Tornando a The Overview, ci sono alcuni momenti molto fascinosi con un parlato femminile…
Sì, sono opera di mia moglie. Volevo una voce piana, senza emozioni, quasi assente, mentre descriveva le grandezze sempre più smisurate di diversi corpi celesti…
E le brillanti parti di basso, chi le suona?
Sono io! Ebbene sì, sono un bassista frustrato e adoro suonare questo strumento. Probabilmente è la cosa che preferisco fare. Se il mio ego non fosse così enorme, avrei potuto essere il bassista di una band. (ride). Per questo disco è stato facile fare molto del lavoro da solo, al basso ma anche alla maggior parte delle chitarre e delle tastiere.

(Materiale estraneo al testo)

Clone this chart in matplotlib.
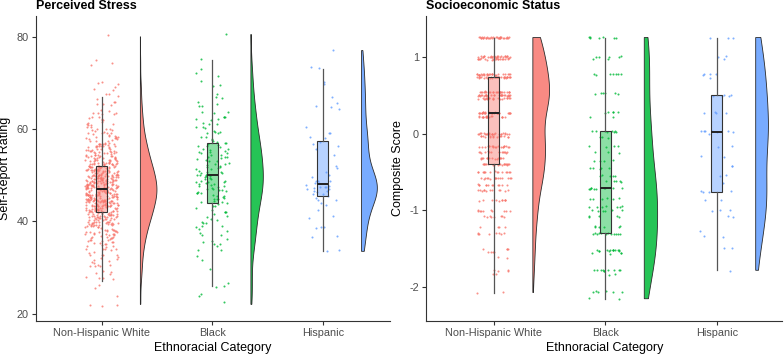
import numpy as np
import matplotlib.pyplot as plt
from matplotlib.colors import to_rgba

plt.rcParams['font.family'] = ['Liberation Sans', 'DejaVu Sans']
plt.rcParams['axes.unicode_minus'] = False

groups = ['Non-Hispanic White', 'Black', 'Hispanic']
colors = ['#F8766D', '#00BA38', '#619CFF']

# Perceived stress (value, how many points sit there)
stress_nhw_vals = [22, 24, 26, 27, 28, 29, 30, 31, 32, 33, 34, 35, 36, 37, 38, 39, 40, 41,
                   42, 43, 44, 45, 46, 47, 48, 49, 50, 51, 52, 53, 54, 55, 56, 57, 58, 59,
                   60, 61, 62, 63, 64, 65, 66, 67, 68, 69, 70, 74, 75, 80]
stress_nhw_counts = [3, 1, 2, 1, 3, 4, 4, 3, 5, 6, 6, 8, 10, 12, 13, 16, 19, 22,
                     24, 26, 29, 31, 32, 33, 32, 30, 28, 26, 24, 20, 18, 16, 14, 12, 10, 8,
                     7, 6, 5, 5, 4, 3, 3, 2, 2, 2, 3, 2, 1, 1]

stress_black_vals = [22, 24, 26, 27, 30, 32, 34, 35, 36, 37, 38, 39, 40, 41, 42, 43, 44, 45,
                     46, 47, 48, 49, 50, 51, 52, 53, 54, 55, 56, 57, 58, 59, 60, 61, 62, 63,
                     64, 65, 66, 67, 68, 69, 70, 72, 73, 75, 80.5]
stress_black_counts = [1, 2, 2, 1, 1, 2, 2, 3, 3, 2, 3, 3, 4, 3, 4, 4, 5, 6,
                       6, 7, 7, 7, 7, 7, 6, 6, 6, 6, 6, 5, 4, 4, 4, 3, 3, 3,
                       3, 2, 2, 2, 1, 1, 2, 2, 1, 1, 1]

stress_hisp_vals = [33.5, 36.5, 37, 38, 39, 41, 42, 44, 45, 46, 47, 47.5, 48, 49, 50, 51, 52,
                    54, 56, 57, 58, 59, 60, 64, 65, 66, 67, 70, 70.5, 73, 77]
stress_hisp_counts = [2, 1, 1, 1, 2, 2, 1, 2, 3, 4, 5, 3, 4, 3, 2, 1, 2,
                      1, 2, 2, 2, 2, 1, 1, 2, 1, 1, 1, 1, 2, 1]

# Socioeconomic status composite, discrete levels
ses_nhw_vals = [1.25, 1.0, 0.97, 0.77, 0.73, 0.54, 0.5, 0.46, 0.27, 0.22, 0.0, -0.04, -0.17,
                -0.24, -0.32, -0.4, -0.5, -0.58, -0.67, -0.74, -0.87, -1.0, -1.08, -1.22,
                -1.3, -1.5, -1.54, -1.61, -1.78, -1.83, -2.07]
ses_nhw_counts = [35, 28, 22, 28, 30, 25, 30, 20, 30, 20, 25, 15, 20,
                  15, 15, 20, 15, 15, 12, 12, 10, 10, 8, 4,
                  8, 4, 4, 2, 4, 2, 2]

ses_black_vals = [1.25, 1.0, 0.97, 0.77, 0.52, 0.27, 0.22, 0.03, -0.05, -0.17, -0.25, -0.35,
                  -0.45, -0.55, -0.62, -0.71, -0.85, -0.95, -1.0, -1.08, -1.21, -1.3, -1.52,
                  -1.56, -1.78, -1.83, -2.06, -2.15]
ses_black_counts = [7, 5, 2, 7, 6, 5, 2, 8, 3, 4, 3, 4,
                    5, 5, 5, 10, 6, 7, 6, 5, 6, 12, 13,
                    4, 10, 2, 6, 2]

ses_hisp_vals = [1.25, 1.0, 0.97, 0.77, 0.73, 0.5, 0.27, 0.03, 0.0, -0.17, -0.3, -0.42,
                 -0.55, -0.65, -0.76, -0.87, -1.0, -1.08, -1.26, -1.34, -1.49, -1.78]
ses_hisp_counts = [3, 2, 1, 4, 1, 5, 4, 7, 1, 2, 2, 2,
                   2, 1, 4, 2, 3, 2, 1, 2, 2, 1]

stress = [np.repeat(stress_nhw_vals, stress_nhw_counts).astype(float),
          np.repeat(stress_black_vals, stress_black_counts).astype(float),
          np.repeat(stress_hisp_vals, stress_hisp_counts).astype(float)]
ses = [np.repeat(ses_nhw_vals, ses_nhw_counts).astype(float),
       np.repeat(ses_black_vals, ses_black_counts).astype(float),
       np.repeat(ses_hisp_vals, ses_hisp_counts).astype(float)]


def kde(vals, n=512):
    # gaussian density like R's density() with bw.nrd0, trimmed to the data range
    q1, q3 = np.percentile(vals, [25, 75])
    bw = 0.9 * min(vals.std(ddof=1), (q3 - q1) / 1.34) * len(vals) ** -0.2
    grid = np.linspace(vals.min(), vals.max(), n)
    z = (grid[:, None] - vals[None, :]) / bw
    dens = np.exp(-0.5 * z ** 2).sum(axis=1) / (len(vals) * bw * np.sqrt(2 * np.pi))
    return grid, dens


def raincloud(ax, data, yjit, seed):
    rng = np.random.default_rng(seed)
    dens_all = [kde(d) for d in data]
    peak = max(dn.max() for g, dn in dens_all)
    for i, d in enumerate(data):
        x = i + 1
        col = colors[i]
        g, dn = dens_all[i]
        x0 = x + 0.35
        w = dn / peak * 0.15
        xs = np.concatenate([[x0], x0 + w, [x0]])
        ys = np.concatenate([[g[0]], g, [g[-1]]])
        ax.fill(xs, ys, facecolor=to_rgba(col, 0.85), edgecolor='#2b2b2b', lw=0.6, zorder=2)

        jx = x + rng.uniform(-0.15, 0.15, len(d))
        jy = d + rng.uniform(-yjit, yjit, len(d))
        ax.scatter(jx, jy, s=2.2, color=col, alpha=0.8, linewidths=0, zorder=3)

        ax.boxplot(d, positions=[x], widths=0.1, patch_artist=True, showfliers=False,
                   showcaps=False, whis=1.5, zorder=4,
                   boxprops=dict(facecolor=to_rgba(col, 0.45), edgecolor='#333333', lw=0.8),
                   medianprops=dict(color='#222222', lw=1.4),
                   whiskerprops=dict(color='#555555', lw=0.9))


def style(ax, title, ylabel):
    for s in ['top', 'right']:
        ax.spines[s].set_visible(False)
    for s in ['left', 'bottom']:
        ax.spines[s].set_color('#333333')
        ax.spines[s].set_linewidth(0.8)
    ax.tick_params(direction='out', length=3, width=0.8, color='#333333',
                   labelcolor='#4D4D4D', labelsize=7.8, pad=2.2)
    ax.set_xticks([1, 2, 3])
    ax.set_xticklabels(groups)
    ax.set_title(title, loc='left', fontweight='bold', fontsize=9, pad=5)
    ax.set_xlabel('Ethnoracial Category', fontsize=9, labelpad=3)
    ax.set_ylabel(ylabel, fontsize=9, labelpad=4)


fig = plt.figure(figsize=(7.84, 3.54), dpi=100)
ax1 = fig.add_axes([0.0455, 0.0932, 0.4515, 0.8616])
ax2 = fig.add_axes([0.5438, 0.0932, 0.4542, 0.8616])

raincloud(ax1, stress, 0.5, 1)
ax1.set_xlim(0.403, 3.605)
ax1.set_ylim(18.4, 84.5)
ax1.set_yticks([20, 40, 60, 80])
style(ax1, 'Perceived Stress', 'Self-Report Rating')

raincloud(ax2, ses, 0.008, 2)
ax2.set_xlim(0.394, 3.59)
ax2.set_ylim(-2.44, 1.53)
ax2.set_yticks([-2, -1, 0, 1])
style(ax2, 'Socioeconomic Status', 'Composite Score')

fig.savefig('out.png', dpi=100)
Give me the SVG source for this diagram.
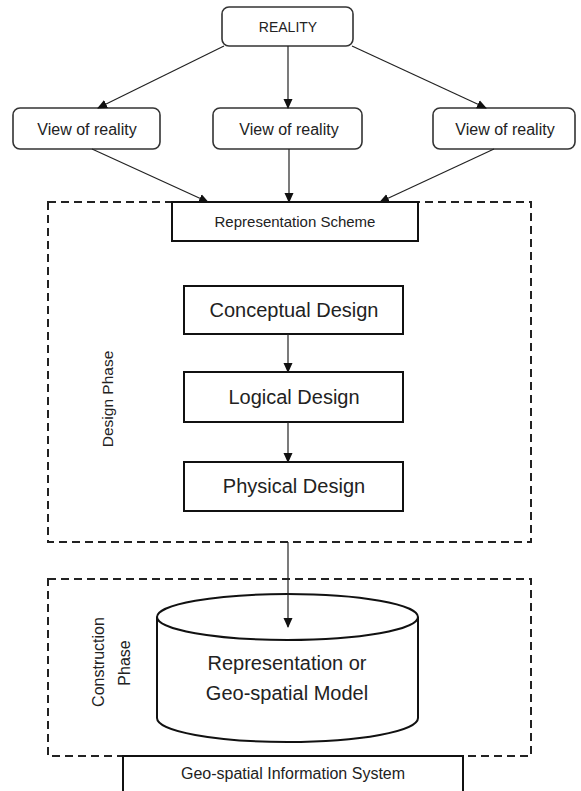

Ho coinvolto un batterista perché non so suonare la batteria e altri musicisti per gli assoli. Ma essenzialmente potrebbe essere il disco solista più solista che abbia mai realizzato.
Il finale del disco è molto diverso da quelli pomposi delle suite prog. Permanence è una sorta di requiem ambient per tastiere e sax.
Alla fine del viaggio ci si ritrova letteralmente dall’altra parte dell’universo. A milioni, miliardi e trilioni di anni luce dalla Terra. Lì il tempo non è più rilevante, non ha più senso. E la musica segue questa sensazione, quella di permanenza.
Per te il tempo ha rilevanza? Guardandoti non si direbbe.
Ma lo sento eccome. Per dire: io colleziono dischi, e mi capita di pensare cosa farà mia moglie della mia collezione quando io non ci sarò più. Poi penso che molti dischi che possiedo magari appartenevano a persone che nel frattempo sono scomparse. È una cosa profonda da considerare: le cose che ci circondano continueranno ad esistere per molto tempo dopo di noi, così come l’universo rimarrà al suo posto anche senza la Terra. In quel senso, esiste una vera permanenza del tempo.